───── Dataset content ─────

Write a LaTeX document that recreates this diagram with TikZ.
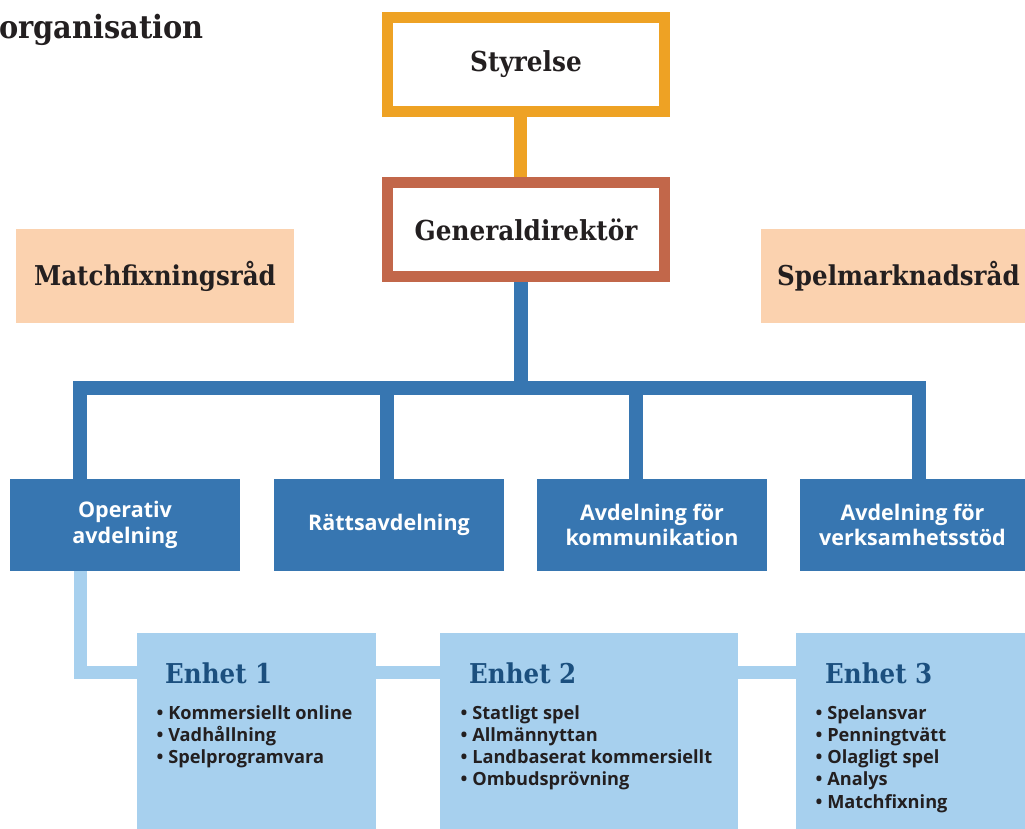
\documentclass[tikz,border=0pt]{standalone}
\usepackage{fontspec}
\setmainfont{Open Sans}
\newfontfamily\slab{DejaVu Serif Condensed Bold}
\usetikzlibrary{backgrounds,calc}
\definecolor{orng}{HTML}{EEA224}
\definecolor{brwn}{HTML}{C2674A}
\definecolor{dblue}{HTML}{3776B1}
\definecolor{lblue}{HTML}{A7D0EE}
\definecolor{peach}{HTML}{FBD2AF}
\definecolor{tblue}{HTML}{1B4F7E}
\definecolor{txt}{HTML}{231F20}
\begin{document}
\begin{tikzpicture}[x=1pt,y=-1pt,
  topbox/.style={draw, line width=11pt, fill=white, minimum width=277pt, minimum height=94pt,
    outer sep=0pt, inner sep=0pt, text=txt, font=\slab\fontsize{27.5}{31}\selectfont},
  dept/.style={fill=dblue, text=white, minimum width=230pt, minimum height=92pt, align=center,
    outer sep=0pt, inner sep=0pt, font=\bfseries\fontsize{21.5}{25.5}\selectfont},
  side/.style={fill=peach, minimum height=94pt, outer sep=0pt, inner sep=0pt},
  sidetext/.style={text=txt, inner sep=0pt, font=\slab\fontsize{27.3}{31}\selectfont},
  unit/.style={fill=lblue, minimum height=196pt, outer sep=0pt, inner sep=0pt},
  unittitle/.style={anchor=base west, inner sep=0pt, text=tblue, font=\slab\fontsize{27.3}{31}\selectfont},
  bul/.style={anchor=base west, inner sep=0pt, text=txt, font=\bfseries\fontsize{18.2}{22}\selectfont},
  orangeln/.style={draw=orng, line width=13pt},
  blueln/.style={draw=dblue, line width=14pt},
  lblueln/.style={draw=lblue, line width=13pt}
]
\useasboundingbox (0,0) rectangle (1025,829);

% title
\node[anchor=base west, inner sep=0pt, text=txt, font=\slab\fontsize{32}{36}\selectfont] (title) at (-1,39) {organisation};

% top boxes
\node[topbox, draw=orng] (sty) at (526,64.5) {Styrelse};
\node[topbox, draw=brwn] (gd) at (526,229.5) {Generaldirektör};

% side boxes
\node[side, minimum width=278pt] (msbox) at (155,276) {};
\node[sidetext] (ms) at (msbox.center) {Matchfixningsråd};
\node[side, minimum width=264pt] (spbox) at (893,276) {};
\node[sidetext] (sp) at (898.5,276) {Spelmarknadsråd};

% departments
\node[dept] (dep1) at (125,525) {Operativ\\avdelning};
\node[dept] (dep2) at (389,525) {Rättsavdelning};
\node[dept] (dep3) at (652,525) {Avdelning för\\kommunikation};
\node[dept, minimum width=225pt] (dep4) at (912.5,525) {Avdelning för\\verksamhetsstöd};

% units
\node[unit, minimum width=239pt] (en1) at (256.5,731) {};
\node[unit, minimum width=298pt] (en2) at (589,731) {};
\node[unit, minimum width=229pt] (en3) at (910.5,731) {};

\node[unittitle] (en1t) at (165,683) {Enhet 1};
\node[unittitle] (en2t) at (469,683) {Enhet 2};
\node[unittitle] (en3t) at (825,683) {Enhet 3};

\foreach \t [count=\i] in {Kommersiellt online, Vadhållning, Spelprogramvara}
  \node[bul] (en1b\i) at (156.5,{719+22.3*(\i-1)}) {• \t};
\foreach \t [count=\i] in {Statligt spel, Allmännyttan, Landbaserat kommersiellt, Ombudsprövning}
  \node[bul] (en2b\i) at (460.5,{719+22.3*(\i-1)}) {• \t};
\foreach \t [count=\i] in {Spelansvar, Penningtvätt, Olagligt spel, Analys, Matchfixning}
  \node[bul] (en3b\i) at (815.5,{719+22.3*(\i-1)}) {• \t};

% helper coordinates
\coordinate (trunk) at (520.5,0);
\coordinate (bar) at (0,388);
\coordinate (x1) at (80,0);
\coordinate (x2) at (386.5,0);
\coordinate (x3) at (635.5,0);
\coordinate (x4) at (918.5,0);
\coordinate (ly) at (0,672.5);

\begin{scope}[on background layer]
  \draw[orangeln] (sty.south -| trunk) -- (gd.north -| trunk);
  \draw[blueln] (gd.south -| trunk) -- (trunk |- bar);
  \draw[blueln] (dep1.north -| x1) -- (x1 |- bar) -- (x4 |- bar) -- (dep4.north -| x4);
  \draw[blueln] (dep2.north -| x2) -- (x2 |- bar);
  \draw[blueln] (dep3.north -| x3) -- (x3 |- bar);
  \draw[lblueln] (dep1.south -| x1) -- (x1 |- ly) -- (en1.west |- ly);
  \draw[lblueln] (en1.east |- ly) -- (en2.west |- ly);
  \draw[lblueln] (en2.east |- ly) -- (en3.west |- ly);
\end{scope}
\end{tikzpicture}
\end{document}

─────

Work instructions: Using the material above, return every line exactly as it appears, minus the pictures.

Reply to the exercise:
Write a LaTeX document that recreates this diagram with TikZ.
\documentclass[tikz,border=0pt]{standalone}
\usepackage{fontspec}
\setmainfont{Open Sans}
\newfontfamily\slab{DejaVu Serif Condensed Bold}
\usetikzlibrary{backgrounds,calc}
\definecolor{orng}{HTML}{EEA224}
\definecolor{brwn}{HTML}{C2674A}
\definecolor{dblue}{HTML}{3776B1}
\definecolor{lblue}{HTML}{A7D0EE}
\definecolor{peach}{HTML}{FBD2AF}
\definecolor{tblue}{HTML}{1B4F7E}
\definecolor{txt}{HTML}{231F20}
\begin{document}
\begin{tikzpicture}[x=1pt,y=-1pt,
  topbox/.style={draw, line width=11pt, fill=white, minimum width=277pt, minimum height=94pt,
    outer sep=0pt, inner sep=0pt, text=txt, font=\slab\fontsize{27.5}{31}\selectfont},
  dept/.style={fill=dblue, text=white, minimum width=230pt, minimum height=92pt, align=center,
    outer sep=0pt, inner sep=0pt, font=\bfseries\fontsize{21.5}{25.5}\selectfont},
  side/.style={fill=peach, minimum height=94pt, outer sep=0pt, inner sep=0pt},
  sidetext/.style={text=txt, inner sep=0pt, font=\slab\fontsize{27.3}{31}\selectfont},
  unit/.style={fill=lblue, minimum height=196pt, outer sep=0pt, inner sep=0pt},
  unittitle/.style={anchor=base west, inner sep=0pt, text=tblue, font=\slab\fontsize{27.3}{31}\selectfont},
  bul/.style={anchor=base west, inner sep=0pt, text=txt, font=\bfseries\fontsize{18.2}{22}\selectfont},
  orangeln/.style={draw=orng, line width=13pt},
  blueln/.style={draw=dblue, line width=14pt},
  lblueln/.style={draw=lblue, line width=13pt}
]
\useasboundingbox (0,0) rectangle (1025,829);

% title
\node[anchor=base west, inner sep=0pt, text=txt, font=\slab\fontsize{32}{36}\selectfont] (title) at (-1,39) {organisation};

% top boxes
\node[topbox, draw=orng] (sty) at (526,64.5) {Styrelse};
\node[topbox, draw=brwn] (gd) at (526,229.5) {Generaldirektör};

% side boxes
\node[side, minimum width=278pt] (msbox) at (155,276) {};
\node[sidetext] (ms) at (msbox.center) {Matchfixningsråd};
\node[side, minimum width=264pt] (spbox) at (893,276) {};
\node[sidetext] (sp) at (898.5,276) {Spelmarknadsråd};

% departments
\node[dept] (dep1) at (125,525) {Operativ\\avdelning};
\node[dept] (dep2) at (389,525) {Rättsavdelning};
\node[dept] (dep3) at (652,525) {Avdelning för\\kommunikation};
\node[dept, minimum width=225pt] (dep4) at (912.5,525) {Avdelning för\\verksamhetsstöd};

% units
\node[unit, minimum width=239pt] (en1) at (256.5,731) {};
\node[unit, minimum width=298pt] (en2) at (589,731) {};
\node[unit, minimum width=229pt] (en3) at (910.5,731) {};

\node[unittitle] (en1t) at (165,683) {Enhet 1};
\node[unittitle] (en2t) at (469,683) {Enhet 2};
\node[unittitle] (en3t) at (825,683) {Enhet 3};

\foreach \t [count=\i] in {Kommersiellt online, Vadhållning, Spelprogramvara}
  \node[bul] (en1b\i) at (156.5,{719+22.3*(\i-1)}) {• \t};
\foreach \t [count=\i] in {Statligt spel, Allmännyttan, Landbaserat kommersiellt, Ombudsprövning}
  \node[bul] (en2b\i) at (460.5,{719+22.3*(\i-1)}) {• \t};
\foreach \t [count=\i] in {Spelansvar, Penningtvätt, Olagligt spel, Analys, Matchfixning}
  \node[bul] (en3b\i) at (815.5,{719+22.3*(\i-1)}) {• \t};

% helper coordinates
\coordinate (trunk) at (520.5,0);
\coordinate (bar) at (0,388);
\coordinate (x1) at (80,0);
\coordinate (x2) at (386.5,0);
\coordinate (x3) at (635.5,0);
\coordinate (x4) at (918.5,0);
\coordinate (ly) at (0,672.5);

\begin{scope}[on background layer]
  \draw[orangeln] (sty.south -| trunk) -- (gd.north -| trunk);
  \draw[blueln] (gd.south -| trunk) -- (trunk |- bar);
  \draw[blueln] (dep1.north -| x1) -- (x1 |- bar) -- (x4 |- bar) -- (dep4.north -| x4);
  \draw[blueln] (dep2.north -| x2) -- (x2 |- bar);
  \draw[blueln] (dep3.north -| x3) -- (x3 |- bar);
  \draw[lblueln] (dep1.south -| x1) -- (x1 |- ly) -- (en1.west |- ly);
  \draw[lblueln] (en1.east |- ly) -- (en2.west |- ly);
  \draw[lblueln] (en2.east |- ly) -- (en3.west |- ly);
\end{scope}
\end{tikzpicture}
\end{document}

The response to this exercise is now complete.